September 3rd, 2013 at 10:13 PM ^

"Some cable analyst said 30 bucks a month, but that was under a basic assumption that 80% of cable viewers would drop it—dubious, to say the least."

... If ESPN bundles their content such that they undercut the existing distribution network, forcing them to pay ESPN more distribute that content, the distribution network will raise end user prices until that brings them less money overall. If they think they can't make more money by raising prices, they'll work to lower the fees they pay ESPN. That could work out a couple of ways - they could make it an add-on to a basic subscription and pay ESPN a straight bounty; they could threaten to stop carrying ESPN, counting on the fact that your average cable subscriber isn't ready to cut the cord; they could actually stop carrying it, counting on the fact that your average cable subscriber doesn't care. That doesn't even consider what happens if net neutrality fails and they are allowed to censor the content over their pipes - most cable providers are also Internet providers.
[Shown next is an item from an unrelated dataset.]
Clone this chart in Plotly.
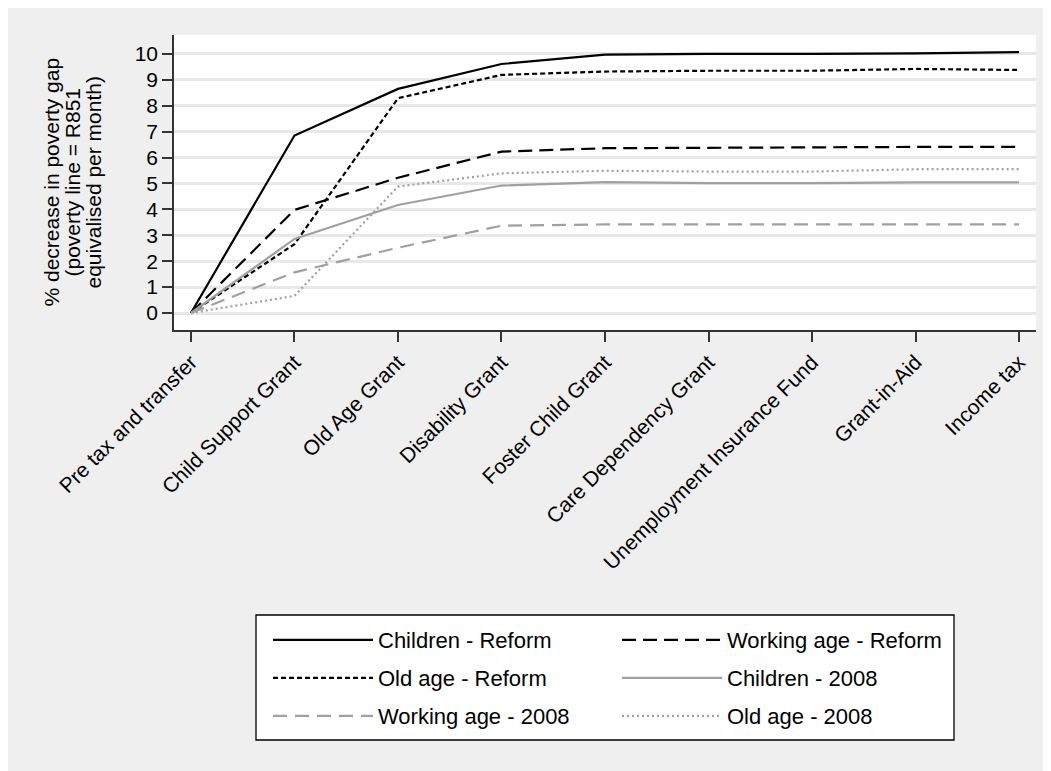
import plotly.graph_objects as go

categories = ["Pre tax and transfer", "Child Support Grant", "Old Age Grant",
              "Disability Grant", "Foster Child Grant", "Care Dependency Grant",
              "Unemployment Insurance Fund", "Grant-in-Aid", "Income tax"]

children_reform = [0, 6.85, 8.65, 9.61, 9.97, 10.0, 10.0, 10.02, 10.07]
working_reform = [0, 3.98, 5.22, 6.23, 6.36, 6.38, 6.38, 6.41, 6.41]
old_reform = [0, 2.66, 8.29, 9.19, 9.32, 9.35, 9.35, 9.42, 9.38]
children_2008 = [0, 2.86, 4.17, 4.92, 5.05, 5.01, 5.01, 5.04, 5.04]
working_2008 = [0, 1.57, 2.52, 3.37, 3.42, 3.42, 3.42, 3.42, 3.42]
old_2008 = [0, 0.66, 4.88, 5.39, 5.49, 5.46, 5.46, 5.55, 5.55]

y_ticks = list(range(0, 11))

FONT = "Liberation Sans, Arial, sans-serif"
BLACK = "#000000"
GREY = "#A0A0A0"
BG = "#EFEFEF"

# figure size (page has an 8px body margin; figure runs past the window edge)
W, H = 1051, 771
ML, MR, MT, MB = 166, 23, 27, 449
PW = W - ML - MR
PH = H - MT - MB
OFF = 8  # screenshot offset of the figure


def px_x(sx):
    return (sx - OFF - ML) / PW


def px_y(sy):
    return (H - MB - (sy - OFF)) / PH


x_idx = list(range(len(categories)))

series = [
    ("Children - Reform", children_reform, BLACK, "solid", 2.2, "legend"),
    ("Working age - Reform", working_reform, BLACK, "14px,7px", 2.2, "legend"),
    ("Old age - Reform", old_reform, BLACK, "5px,3px", 2.2, "legend2"),
    ("Children - 2008", children_2008, GREY, "solid", 2.2, "legend2"),
    ("Working age - 2008", working_2008, GREY, "14px,8px", 2.2, "legend3"),
    ("Old age - 2008", old_2008, GREY, "2px,3px", 2.2, "legend3"),
]

fig = go.Figure()
for name, vals, col, dash, w, lg in series:
    fig.add_trace(go.Scatter(
        x=x_idx, y=vals, mode="lines", name=name,
        line=dict(color=col, width=w, dash=dash),
        legend=lg,
    ))

legend_common = dict(
    orientation="h", bgcolor="rgba(0,0,0,0)", borderwidth=0,
    font=dict(family=FONT, size=22, color="#000"),
    itemwidth=100, entrywidth=234, entrywidthmode="pixels",
    xanchor="left", yanchor="middle",
    itemclick=False, itemdoubleclick=False,
)

shapes = [
    # legend box
    dict(type="rect", xref="paper", yref="paper",
         x0=px_x(256), x1=px_x(954), y0=px_y(740), y1=px_y(615),
         fillcolor="#FFFFFF", line=dict(color="#000", width=1.3), layer="below"),
]

title_lines = ["% decrease in poverty gap", "(poverty line = R851",
               "equivalised per month)"]
title_x = [51, 72, 93]
annotations = []
for t, xp in zip(title_lines, title_x):
    annotations.append(dict(
        text=t, x=px_x(xp), y=0.5, xref="paper", yref="paper",
        textangle=-90, showarrow=False, xanchor="center", yanchor="middle",
        font=dict(family=FONT, size=21, color="#000"),
    ))

fig.update_layout(
    width=W, height=H,
    margin=dict(l=ML, r=MR, t=MT, b=MB, pad=0),
    paper_bgcolor=BG,
    plot_bgcolor="#FFFFFF",
    font=dict(family=FONT, size=21, color="#000"),
    showlegend=True,
    legend=dict(legend_common, x=px_x(268), y=px_y(640)),
    legend2=dict(legend_common, x=px_x(268), y=px_y(678)),
    legend3=dict(legend_common, x=px_x(268), y=px_y(716)),
    shapes=shapes,
    annotations=annotations,
    xaxis=dict(
        range=[-0.164, 8.164], tickmode="array", tickvals=x_idx, ticktext=categories,
        tickangle=-45, showline=True, linecolor="#333", linewidth=1.5,
        ticks="outside", ticklen=10, tickwidth=1.5, tickcolor="#333",
        showgrid=False, zeroline=False, fixedrange=True,
        tickfont=dict(family=FONT, size=21, color="#000"),
    ),
    yaxis=dict(
        range=[-0.656, 10.73], tickmode="array", tickvals=y_ticks,
        showline=True, linecolor="#333", linewidth=1.5,
        ticks="outside", ticklen=10, tickwidth=1.5, tickcolor="#333",
        showgrid=True, gridcolor="#E8E8E8", gridwidth=2.5,
        zeroline=False, fixedrange=True,
        tickfont=dict(family=FONT, size=21, color="#000"),
    ),
)

fig.write_html("out.html")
You see where this is going. As long as the provider controls access, and the subscribers aren't ready to embrace another technology (and everything I've seen suggests that anyone likely to read these words is by no means typical of those folks), ESPN has one way to avoid war with someone with deeper pockets: price the no-provider offering high enough to mollify the providers but low enough to make money.

It's not at all dubious to me that ESPN thinks that the most money is available at $30 a pop, especially when you consider Apple/iTunes potential 30% cut.

PeteM

September 3rd, 2013 at 10:14 PM ^

I'm a huge fan of coach Beilein, but am wonder when to start worrying about the 2014 class.  Right now, it's just Doyle and Hatch.  I realize that Booker is still out there, and I'm probably getting spoiled by Hoke-style recruiting.

PeteM

September 3rd, 2013 at 10:14 PM ^

I'm a huge fan of coach Beilein, but am wonder when to start worrying about the 2014 class.  Right now, it's just Doyle and Hatch.  I realize that Booker is still out there, and I'm probably getting spoiled by Hoke-style recruiting.